Cyclists As Drivers

Parked Bikes

 

Driving is both mechanical and analytical. Drivers learn how to operate a vehicle, how to navigate a vehicle through a variety of traffic situations, and how to apply the rules of the road. But, one thing can’t be taught: judgment.

Judgment is a product of learning from experience. New drivers exemplify this. They are consumed by the act of using the car’s controls to maneuver it through traffic. For them, driving is a physical task, not one of reason. And by going through the motions of driving, on different roads, at different times, they gradually pick up the skill of driving.

As a driver gains experience, he or she begins to see driving as something that can be done more efficiently through anticipation and masterful movements through traffic. While this recognition can bring with it the ability to drive more safely, more often than not, it results in dangerous behavior with the goal of making good time or beating traffic.

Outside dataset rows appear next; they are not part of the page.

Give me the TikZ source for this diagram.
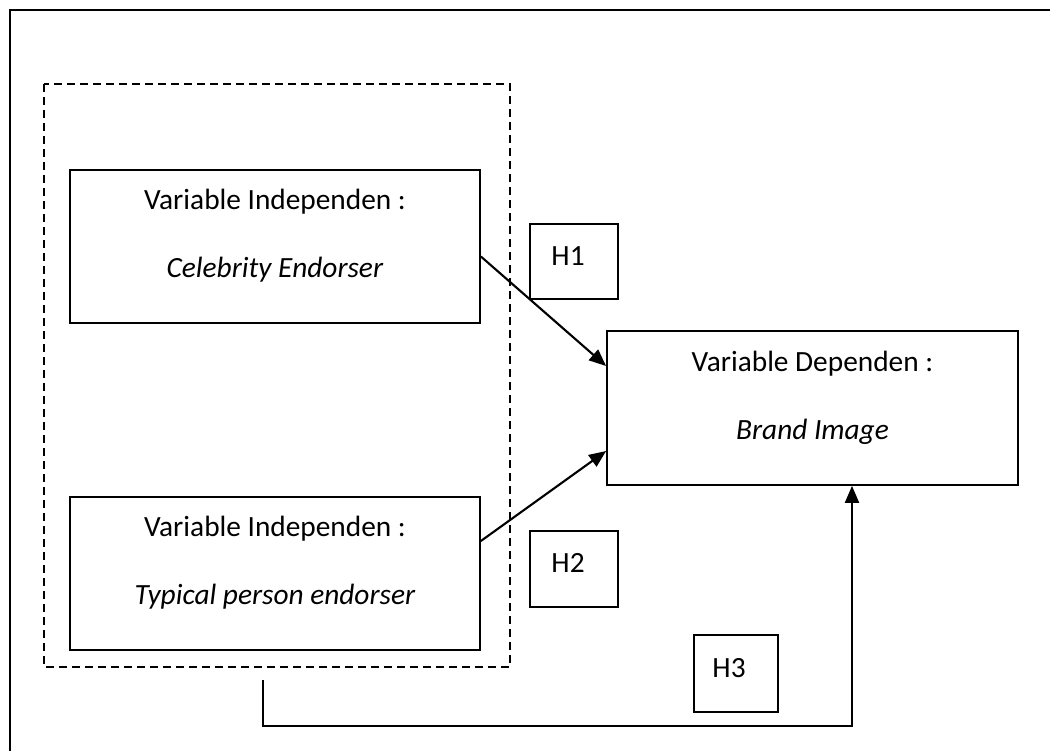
\documentclass[tikz,border=0pt]{standalone}
\usepackage{fontspec}
\setmainfont{Carlito}
\usetikzlibrary{positioning,arrows.meta}

\tikzset{
  varbox/.style={draw, line width=1pt, minimum width=8.2cm, minimum height=3.06cm, inner sep=0pt},
  hbox/.style={draw, line width=1pt, minimum width=1.76cm, minimum height=1.5cm, inner sep=0pt},
  txt/.style={font=\fontsize{16.7pt}{20pt}\selectfont, inner sep=0pt},
  arr/.style={line width=1.2pt, -{Triangle[length=0.34cm,width=0.28cm]}}
}

\begin{document}
\begin{tikzpicture}
	\useasboundingbox (0,0) rectangle (21,-15.02);
	\clip (0,0) rectangle (21,-15.02);
	% outer frame
	\draw[line width=1pt] (0.2,-0.2) rectangle (22,-16);
	% group of independent variables
	\draw[line width=1pt, dash pattern=on 0.16cm off 0.1cm] (0.88,-1.68) rectangle (10.2,-13.34);

	\node[varbox] (cel) at (5.5,-4.93) {};
	\node[txt] at ([yshift=-0.66cm]cel.north) {Variable Independen :};
	\node[txt] at ([yshift=-2.02cm]cel.north) {\textit{Celebrity Endorser}};

	\node[varbox] (typ) at (5.5,-11.47) {};
	\node[txt] at ([yshift=-0.66cm]typ.north) {Variable Independen :};
	\node[txt] at ([yshift=-2.02cm]typ.north) {\textit{Typical person endorser}};

	\node[varbox, minimum width=8.22cm, minimum height=3.08cm] (brand) at (16.25,-8.16) {};
	\node[txt] at ([yshift=-0.68cm]brand.north) {Variable Dependen :};
	\node[txt] at ([yshift=-2.04cm]brand.north) {\textit{Brand Image}};

	% hypotheses
	\node[hbox] (h1) at (11.48,-5.23) {};
	\node[txt, anchor=west] at ([xshift=0.44cm,yshift=-0.66cm]h1.north west) {H1};
	\node[hbox, minimum height=1.52cm] (h2) at (11.48,-11.38) {};
	\node[txt, anchor=west] at ([xshift=0.44cm,yshift=-0.66cm]h2.north west) {H2};
	\node[hbox, minimum width=1.68cm, minimum height=1.54cm] (h3) at (14.72,-13.47) {};
	\node[txt, anchor=west] at ([xshift=0.38cm,yshift=-0.68cm]h3.north west) {H3};

	\draw[arr] ([yshift=-0.2cm]cel.east) -- ([yshift=0.84cm]brand.west);
	\draw[arr] ([yshift=0.65cm]typ.east) -- ([yshift=-0.86cm]brand.west);
	\coordinate (grpout) at (5.26,-13.6);
	\draw[arr] (grpout) -- ++(0,-0.92) -| ([xshift=0.79cm]brand.south);
\end{tikzpicture}
\end{document}
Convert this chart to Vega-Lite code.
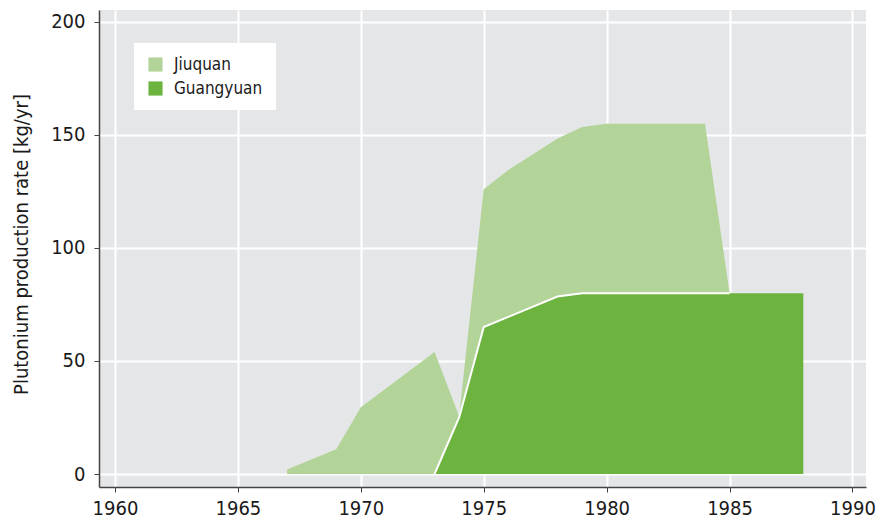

Experienced drivers, unlike their novice counterparts, take calculated risks. They become cocky through years of driving with no (or few) accidents. This makes them feel invincible on the road. Such people drive as if nothing could stop them, and nothing could go wrong, due to their perception of having immense skill. In short, these drivers overestimate their driving ability.

As part of this phenomenon, drivers take risks with the lives and safety of other road users. In most cases, they don’t do this out of malice. They see their actions as innocent because they are convinced that, due to their great reflexes and timing, they will escape every negative situation with all parties unharmed.

The problem with this magical thinking is that all parties do not escape unharmed. Some road users are more vulnerable than others, and they can’t rely on the skill of conceited drivers because their very lives depend upon it. When drivers misjudge, vulnerable road users bear the brunt of their actions.

An example of this occurs when drivers pass a bicyclist, only to cut him off by turning right directly into his path. Drivers don’t see this as endangering a cyclist because they are only concerned with their ability to overtake the bicycle, as the faster vehicle, which they see as evidence that they can turn before the cyclist catches up with them. Part of this is the result of their inability to gauge a bicycle’s speed, relative to a car.

In general, drivers don’t think like cyclists, or pedestrians, for that matter. They see the road in terms of the interaction of motor vehicles. But, such a view is a form of blindness. It is a visual impairment which harms others, indirectly, through myopic perceptions.

What’s strange about this blindness is how specific it is to drivers. Other road users, namely cyclists, have developed acute road vision. In the place of blindness, they envision things on the road which are imperceptible to drivers and pedestrians. Their vision is enhanced through experiencing the road outside of the norm.

Norm, in this sense, means through the lens of motor vehicle operation. Roads, to cyclists, are not paved areas where cars can roll unimpeded by rocks and trees. They are avenues of travel, a means of moving from point A to point B by the use of one’s own powers.

Cyclists, by way of of self-preservation, must take in everything on and around the road. Imperfections in the road are just as important to them as cars stopping or turning in their path. Awareness is a matter of survival for a cyclist. And that awareness is honed, over time, into an art form.

It might seem that this awareness applies only to the act of cycling on a road. But, this is not the case. It becomes part of a cyclist’s world view, one which he takes with him into other activities, including driving.

As difficult as it is for some drivers to believe, most cyclists also operate motor vehicles at one point or another. Some, in fact, drive more than they bike. But, there is a difference between cyclist-drivers and car-only drivers; the former have an added experiential component, which broadens their perspective.

When cyclists drive, they see parts of the road and surrounding scenery that drivers are oblivious to. The cyclist-drivers keep an eye on the road for potholes, with a view to carefully steering around them to avoid damage to the car. Cyclist-drivers not only see cyclists, but they look to the right of their cars before passing to the right of a turning car or turning right themselves because they know, instinctively, that a cyclist could be coming up the road.

Upon exiting their cars, the cyclist-drivers look in their rear and side view mirrors to see if a cyclist is near their car before opening the door. Drivers, on the other hand, tend to fling open a car door and swing their legs out onto the road without looking for oncoming traffic. If anyone is likely to lose a car door or a leg, it’s a fatuous driver.

Cyclist-drivers also give cyclists a wide berth. They understand how typical it is for a cyclist to encounter glass, storm drains, potholes or other debris, and how a cyclist might need to suddenly swerve into the road to avoid a crash.

This awareness of other road users isn’t confined to an understanding of what it’s like to be a cyclist on roads dominated by cars. It goes beyond that because cyclists must be alert and ready to react at all times.

Perhaps a better way to describe it would be to define cyclist-drivers as being attuned to the life of the road. For, in some sense, roads are living things, filled with different vehicle species, competing for resources, in a food chain of sorts — all in the name of survival.

Understanding the nature of roads is what separates cyclist-drivers from other drivers. And it’s what makes them an integral and necessary part of modern transportation.